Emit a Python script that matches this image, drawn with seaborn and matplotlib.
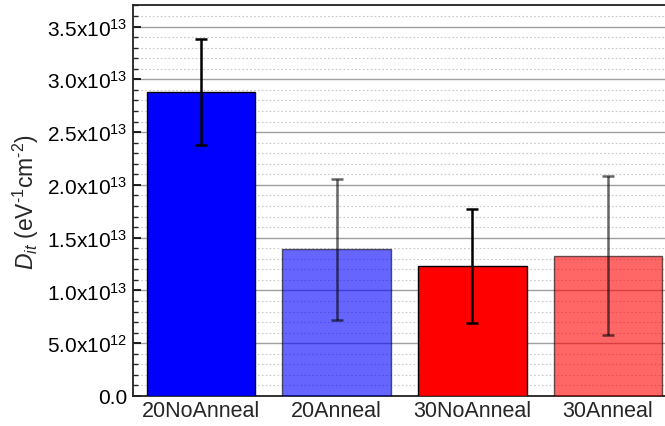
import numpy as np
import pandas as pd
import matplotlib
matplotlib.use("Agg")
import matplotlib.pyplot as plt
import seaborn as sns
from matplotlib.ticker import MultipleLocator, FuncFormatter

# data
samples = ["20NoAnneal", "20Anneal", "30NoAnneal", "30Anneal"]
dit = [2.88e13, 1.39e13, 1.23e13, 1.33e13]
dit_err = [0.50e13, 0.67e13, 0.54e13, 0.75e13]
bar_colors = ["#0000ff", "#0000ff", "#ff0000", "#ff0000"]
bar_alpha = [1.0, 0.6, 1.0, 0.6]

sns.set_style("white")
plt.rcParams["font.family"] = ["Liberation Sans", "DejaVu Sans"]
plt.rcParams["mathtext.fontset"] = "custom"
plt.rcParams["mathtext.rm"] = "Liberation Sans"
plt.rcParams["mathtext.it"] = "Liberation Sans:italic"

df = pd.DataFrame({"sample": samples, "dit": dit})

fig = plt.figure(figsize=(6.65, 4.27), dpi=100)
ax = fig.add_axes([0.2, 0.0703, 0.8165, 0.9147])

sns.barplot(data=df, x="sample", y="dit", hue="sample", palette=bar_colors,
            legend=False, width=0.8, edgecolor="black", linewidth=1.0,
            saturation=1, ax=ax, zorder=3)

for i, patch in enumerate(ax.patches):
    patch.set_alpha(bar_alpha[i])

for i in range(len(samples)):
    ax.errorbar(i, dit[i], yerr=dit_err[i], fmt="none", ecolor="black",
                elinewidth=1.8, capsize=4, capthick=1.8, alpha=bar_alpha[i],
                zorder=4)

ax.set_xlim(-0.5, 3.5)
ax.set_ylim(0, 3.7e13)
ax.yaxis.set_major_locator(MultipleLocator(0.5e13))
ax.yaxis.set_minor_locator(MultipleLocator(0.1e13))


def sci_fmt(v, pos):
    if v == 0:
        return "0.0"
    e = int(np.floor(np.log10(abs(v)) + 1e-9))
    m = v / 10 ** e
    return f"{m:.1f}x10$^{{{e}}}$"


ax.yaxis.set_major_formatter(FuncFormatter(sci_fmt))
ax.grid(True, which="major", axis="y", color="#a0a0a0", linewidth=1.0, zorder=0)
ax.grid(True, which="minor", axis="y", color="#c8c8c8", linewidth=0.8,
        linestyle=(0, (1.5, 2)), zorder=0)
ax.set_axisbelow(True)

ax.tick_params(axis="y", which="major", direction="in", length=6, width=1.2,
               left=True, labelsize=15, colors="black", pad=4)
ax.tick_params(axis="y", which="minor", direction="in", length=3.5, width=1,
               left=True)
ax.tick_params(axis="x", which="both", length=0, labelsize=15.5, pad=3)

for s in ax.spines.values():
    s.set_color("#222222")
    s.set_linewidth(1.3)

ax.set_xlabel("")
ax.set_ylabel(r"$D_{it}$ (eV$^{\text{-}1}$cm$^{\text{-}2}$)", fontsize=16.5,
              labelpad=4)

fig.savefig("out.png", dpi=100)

========

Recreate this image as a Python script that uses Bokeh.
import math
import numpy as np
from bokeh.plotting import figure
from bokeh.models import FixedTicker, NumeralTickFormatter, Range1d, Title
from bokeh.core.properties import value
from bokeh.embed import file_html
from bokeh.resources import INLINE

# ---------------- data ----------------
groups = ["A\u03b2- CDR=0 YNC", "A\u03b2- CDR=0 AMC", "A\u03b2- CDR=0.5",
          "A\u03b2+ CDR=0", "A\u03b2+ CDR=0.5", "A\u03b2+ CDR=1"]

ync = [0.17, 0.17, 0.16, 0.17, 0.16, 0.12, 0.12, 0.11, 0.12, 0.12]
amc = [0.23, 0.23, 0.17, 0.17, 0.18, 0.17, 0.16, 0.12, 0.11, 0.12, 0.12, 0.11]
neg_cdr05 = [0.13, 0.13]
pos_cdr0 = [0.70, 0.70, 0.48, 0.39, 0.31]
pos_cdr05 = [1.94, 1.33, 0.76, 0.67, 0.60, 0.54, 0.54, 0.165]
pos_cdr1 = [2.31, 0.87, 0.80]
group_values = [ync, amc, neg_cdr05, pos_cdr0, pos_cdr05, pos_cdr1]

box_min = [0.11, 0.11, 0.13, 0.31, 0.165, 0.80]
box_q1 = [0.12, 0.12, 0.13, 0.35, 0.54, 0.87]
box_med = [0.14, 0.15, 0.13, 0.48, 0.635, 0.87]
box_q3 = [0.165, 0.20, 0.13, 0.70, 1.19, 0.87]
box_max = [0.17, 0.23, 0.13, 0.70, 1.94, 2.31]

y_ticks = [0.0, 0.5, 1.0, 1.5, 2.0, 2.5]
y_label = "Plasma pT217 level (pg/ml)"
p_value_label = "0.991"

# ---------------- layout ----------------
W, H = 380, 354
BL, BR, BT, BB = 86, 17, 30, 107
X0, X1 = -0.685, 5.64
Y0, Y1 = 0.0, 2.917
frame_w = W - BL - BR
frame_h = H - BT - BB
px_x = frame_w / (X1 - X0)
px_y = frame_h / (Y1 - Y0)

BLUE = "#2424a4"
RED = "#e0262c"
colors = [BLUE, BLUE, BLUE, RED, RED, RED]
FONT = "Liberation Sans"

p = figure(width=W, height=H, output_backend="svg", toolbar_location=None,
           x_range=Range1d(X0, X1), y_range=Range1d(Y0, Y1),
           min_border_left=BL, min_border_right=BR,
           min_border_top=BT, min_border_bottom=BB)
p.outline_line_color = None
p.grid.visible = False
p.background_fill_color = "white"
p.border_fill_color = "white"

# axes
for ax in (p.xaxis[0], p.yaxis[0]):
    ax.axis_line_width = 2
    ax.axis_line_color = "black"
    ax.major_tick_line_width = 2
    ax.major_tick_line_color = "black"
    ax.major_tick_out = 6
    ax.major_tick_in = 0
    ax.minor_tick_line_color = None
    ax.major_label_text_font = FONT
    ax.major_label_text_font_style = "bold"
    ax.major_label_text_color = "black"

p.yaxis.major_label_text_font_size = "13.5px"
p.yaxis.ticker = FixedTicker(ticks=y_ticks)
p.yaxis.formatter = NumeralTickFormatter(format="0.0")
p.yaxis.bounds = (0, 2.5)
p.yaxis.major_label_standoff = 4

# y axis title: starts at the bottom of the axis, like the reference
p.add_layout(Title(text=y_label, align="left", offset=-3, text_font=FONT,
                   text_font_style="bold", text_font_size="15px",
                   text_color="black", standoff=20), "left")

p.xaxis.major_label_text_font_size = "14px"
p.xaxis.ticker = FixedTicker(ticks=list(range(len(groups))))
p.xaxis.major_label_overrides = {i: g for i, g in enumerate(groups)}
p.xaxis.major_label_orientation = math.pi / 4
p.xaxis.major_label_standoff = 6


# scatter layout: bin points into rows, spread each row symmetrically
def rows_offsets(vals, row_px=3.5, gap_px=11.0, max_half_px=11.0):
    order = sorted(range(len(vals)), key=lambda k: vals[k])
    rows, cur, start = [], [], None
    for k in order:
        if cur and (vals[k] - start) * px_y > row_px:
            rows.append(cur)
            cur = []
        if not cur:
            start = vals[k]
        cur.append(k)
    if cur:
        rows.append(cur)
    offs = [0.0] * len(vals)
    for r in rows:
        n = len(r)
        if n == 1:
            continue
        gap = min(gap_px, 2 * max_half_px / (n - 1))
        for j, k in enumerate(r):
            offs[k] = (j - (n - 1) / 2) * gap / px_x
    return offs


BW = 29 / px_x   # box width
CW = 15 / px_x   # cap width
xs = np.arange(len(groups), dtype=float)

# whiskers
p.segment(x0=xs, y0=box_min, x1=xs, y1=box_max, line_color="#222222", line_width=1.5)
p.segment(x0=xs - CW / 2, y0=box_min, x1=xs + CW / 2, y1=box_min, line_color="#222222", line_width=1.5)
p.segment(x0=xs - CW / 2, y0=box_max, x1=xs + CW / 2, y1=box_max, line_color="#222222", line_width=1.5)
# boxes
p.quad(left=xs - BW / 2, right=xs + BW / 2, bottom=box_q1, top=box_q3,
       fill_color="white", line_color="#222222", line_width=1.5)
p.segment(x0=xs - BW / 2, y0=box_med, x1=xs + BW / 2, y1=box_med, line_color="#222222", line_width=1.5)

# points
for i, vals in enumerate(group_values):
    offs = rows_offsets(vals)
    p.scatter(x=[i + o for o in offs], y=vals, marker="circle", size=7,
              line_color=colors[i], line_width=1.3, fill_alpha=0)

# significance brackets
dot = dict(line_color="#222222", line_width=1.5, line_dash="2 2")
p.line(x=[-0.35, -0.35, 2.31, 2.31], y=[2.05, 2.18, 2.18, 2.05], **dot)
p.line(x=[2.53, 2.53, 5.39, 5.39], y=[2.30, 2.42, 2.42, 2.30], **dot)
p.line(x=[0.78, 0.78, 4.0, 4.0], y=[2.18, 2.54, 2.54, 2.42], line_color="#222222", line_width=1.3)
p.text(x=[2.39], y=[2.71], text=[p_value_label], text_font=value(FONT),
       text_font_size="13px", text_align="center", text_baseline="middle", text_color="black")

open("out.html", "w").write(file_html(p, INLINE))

========

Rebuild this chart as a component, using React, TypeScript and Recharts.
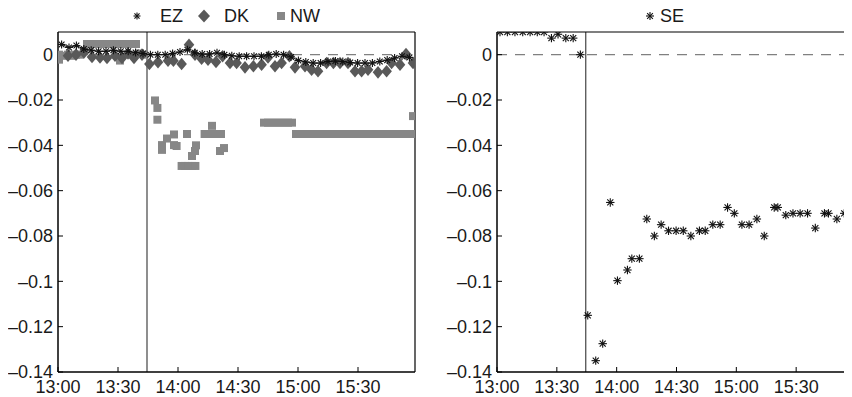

========

> _To do_
Exactly as they appear, write out the lines from the one containing "Emit a Python" down to the one containing "ax.yaxis.set_minor_locator(MultipleLocator(0.1e13))", both included. Pictures are left out.

> _The response_
Emit a Python script that matches this image, drawn with seaborn and matplotlib.
import numpy as np
import pandas as pd
import matplotlib
matplotlib.use("Agg")
import matplotlib.pyplot as plt
import seaborn as sns
from matplotlib.ticker import MultipleLocator, FuncFormatter

# data
samples = ["20NoAnneal", "20Anneal", "30NoAnneal", "30Anneal"]
dit = [2.88e13, 1.39e13, 1.23e13, 1.33e13]
dit_err = [0.50e13, 0.67e13, 0.54e13, 0.75e13]
bar_colors = ["#0000ff", "#0000ff", "#ff0000", "#ff0000"]
bar_alpha = [1.0, 0.6, 1.0, 0.6]

sns.set_style("white")
plt.rcParams["font.family"] = ["Liberation Sans", "DejaVu Sans"]
plt.rcParams["mathtext.fontset"] = "custom"
plt.rcParams["mathtext.rm"] = "Liberation Sans"
plt.rcParams["mathtext.it"] = "Liberation Sans:italic"

df = pd.DataFrame({"sample": samples, "dit": dit})

fig = plt.figure(figsize=(6.65, 4.27), dpi=100)
ax = fig.add_axes([0.2, 0.0703, 0.8165, 0.9147])

sns.barplot(data=df, x="sample", y="dit", hue="sample", palette=bar_colors,
            legend=False, width=0.8, edgecolor="black", linewidth=1.0,
            saturation=1, ax=ax, zorder=3)

for i, patch in enumerate(ax.patches):
    patch.set_alpha(bar_alpha[i])

for i in range(len(samples)):
    ax.errorbar(i, dit[i], yerr=dit_err[i], fmt="none", ecolor="black",
                elinewidth=1.8, capsize=4, capthick=1.8, alpha=bar_alpha[i],
                zorder=4)

ax.set_xlim(-0.5, 3.5)
ax.set_ylim(0, 3.7e13)
ax.yaxis.set_major_locator(MultipleLocator(0.5e13))
ax.yaxis.set_minor_locator(MultipleLocator(0.1e13))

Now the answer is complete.